With XFCE, and the same startup apps, it starts up much quicker.

Any ideas?

blazemore
January 8th, 2009, 02:30 PM
*bump* tiem

ingegnerlillo
January 8th, 2009, 03:58 PM
*bump* tiem

For me, removing any desktop effects at login works very well...

MighMoS
January 9th, 2009, 04:26 AM
If you've got RAM to spare, preload works great.
sudo apt-get install preload

Also, you can disable some items in Preferences-->Sessions if you feel you wont ever need them.

oldos2er
January 9th, 2009, 04:28 AM
Autologin.

adamlau
January 9th, 2009, 10:51 AM
Nothing. Really.

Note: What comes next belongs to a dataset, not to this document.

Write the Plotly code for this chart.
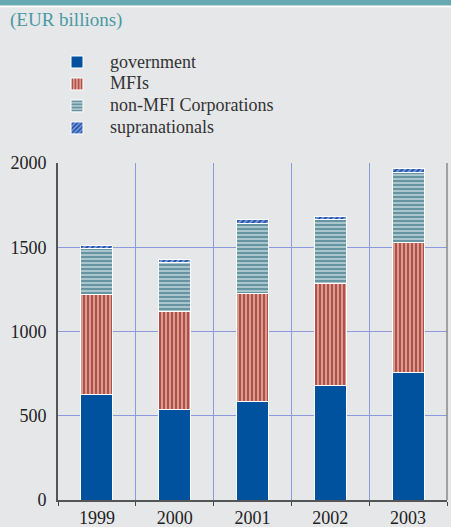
import plotly.graph_objects as go

years = ["1999", "2000", "2001", "2002", "2003"]
government = [628, 538, 585, 679, 756]
mfis = [592, 583, 643, 608, 772]
non_mfi = [273, 288, 414, 375, 416]
supranationals = [20, 19, 20, 19, 24]
series_names = ["government", "MFIs", "non-MFI Corporations", "supranationals"]

BG = "#e6e7e9"
GRID = "#8c99dc"
FONT = "Liberation Serif"
W, H = 451, 527
ML, MR, MT, MB = 58, 4, 163, 27
PW, PH = W - ML - MR, H - MT - MB


def px_x(x):
    return (x - ML) / PW


def px_y(y):
    return (H - MB - y) / PH


fig = go.Figure()
fig.add_bar(x=years, y=government, name=" ",
            marker=dict(color="#00529f", line=dict(color="white", width=1)))
fig.add_bar(x=years, y=mfis, name=" ",
            marker=dict(color="#d29a90", line=dict(color="white", width=1),
                        pattern=dict(shape="|", bgcolor="#d49d93", fgcolor="#b2463c",
                                     size=4, solidity=0.45, fillmode="replace")))
fig.add_bar(x=years, y=non_mfi, name=" ",
            marker=dict(color="#a8c2ca", line=dict(color="white", width=1),
                        pattern=dict(shape="-", bgcolor="#abc5cc", fgcolor="#5e8f9c",
                                     size=4, solidity=0.45, fillmode="replace")))
fig.add_bar(x=years, y=supranationals, name=" ",
            marker=dict(color="#6e93d3", line=dict(color="white", width=1),
                        pattern=dict(shape="/", bgcolor="#7c9ed8", fgcolor="#1f4fa8",
                                     size=4, solidity=0.5, fillmode="replace")))

legend_y = [62, 83, 105, 127]
annotations = [
    dict(text="(EUR billions)", xref="paper", yref="paper",
         x=px_x(8), y=px_y(20), xanchor="left", yanchor="middle",
         showarrow=False, font=dict(family=FONT, size=19, color="#4a9aa2")),
]
for name, yy in zip(series_names, legend_y):
    annotations.append(dict(text=name, xref="paper", yref="paper",
                            x=px_x(108), y=px_y(yy), xanchor="left", yanchor="middle",
                            showarrow=False,
                            font=dict(family=FONT, size=18, color="#333333")))

fig.update_layout(
    width=W, height=H,
    barmode="stack", bargap=0.59,
    paper_bgcolor=BG, plot_bgcolor=BG,
    margin=dict(l=ML, r=MR, t=MT, b=MB, pad=0, autoexpand=False),
    font=dict(family=FONT, size=18, color="#222222"),
    showlegend=True,
    legend=dict(x=px_x(57), y=px_y(46), xanchor="left", yanchor="top",
                bgcolor="rgba(0,0,0,0)", font=dict(family=FONT, size=14.6, color="#333333"),
                traceorder="normal", itemwidth=30, tracegroupgap=0),
    xaxis=dict(type="category", tickson="boundaries", showgrid=True, gridcolor=GRID,
               gridwidth=1, ticks="outside", ticklen=4, tickcolor="#444444",
               showline=True, linecolor="#555555", linewidth=2, automargin=False,
               tickfont=dict(family=FONT, size=18, color="#222222")),
    yaxis=dict(range=[0, 2000], tickvals=[0, 500, 1000, 1500, 2000],
               showgrid=True, gridcolor=GRID, gridwidth=1, zeroline=False,
               showline=True, linecolor="#555555", linewidth=2, automargin=False,
               ticks="", ticklabelstandoff=6,
               tickfont=dict(family=FONT, size=18, color="#222222")),
    shapes=[
        dict(type="rect", xref="paper", yref="paper", x0=-0.2, x1=1.05,
             y0=px_y(5.5), y1=px_y(-5),
             fillcolor="#67a9b1", line=dict(width=0), layer="below"),
        dict(type="line", xref="paper", yref="paper", x0=-0.2, x1=1.05,
             y0=px_y(6.5), y1=px_y(6.5),
             line=dict(color="white", width=1.5)),
        dict(type="line", xref="paper", yref="paper", x0=1, x1=1, y0=0, y1=1,
             line=dict(color="#8a8a8a", width=1.5)),
    ],
    annotations=annotations,
)

fig.write_html("out.html",
               config={"displayModeBar": False},
               post_script="document.body.style.margin='0';"
                           "document.body.style.background='#e6e7e9';")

You can do all you want, lose compositing, disable everything you can possibly disable and Xfce with GNOME services launched at startup will always be faster (LXDE and others, faster still) upon login. Running 8.10 + GNOME off 4GB (2.7GB detected), P4 3.0 and an Mtron 7500 SSD on XFS (noatime, -l size=64m,lazy-count=1) with logdev to a third-gen VelociRaptor will still result in mouse cursor spin upon login (and noticeable latency on the same system versus Xfce). Bottom line: Stick with Xfce if GNOME login time and overall resource consumption bother you to that extreme. It bothers me, so I prefer Xfce over GNOME across any and all distros.

blazemore
January 9th, 2009, 11:40 AM
I'm wondering, could you use XFCE with:
Gnome-panel
Nautilus
Metacity

So essentially you'd be running Gnome, since XFCE uses GTK?
Would this be faster than Gnome?
I've got my boottime down to 19s, so this lag at login is really noticable.

adamlau
January 9th, 2009, 12:40 PM
I have not tried that combo and am unsure about integration, though I do not see why you would use Nautilus over Thunar. Search is the only useful feature lacking in Thunar, but that is easily remedied with a UCA. In fact, many users transition to Xfce in an attempt to move away from Nautilus. If you really want the look and feel of GNOME, then I suggest you take a look at Xfce 4.6 Hopper. It still needs work, but is stable enough for me to use on my secondary PC :) .

Tomatz
January 9th, 2009, 12:44 PM
If you have a dual core cpu, this will speed up the boot process:


sudo gedit /etc/init.d/rc

find the line CONCURRENCY=none and change it to: CONCURRENCY=shell

Reboot to see the changes.


More here:

http://tuxtraining.com/2008/09/28/how-to-make-ubuntu-extremely-fast

adamlau
January 9th, 2009, 01:03 PM
What you can do to improve the responsiveness of GNOME is to compile its source packages with unnecessary (to you) features removed and compiler optimizations flagged and installing from there. For example, I am running Ubuntu Minimal + XFCE 4.4.3. I compiled and installed the latest Thunar from SVN (0.9.92svn-29116) with minimal options. The result? A noticeable difference in Thunar startup and directory load times.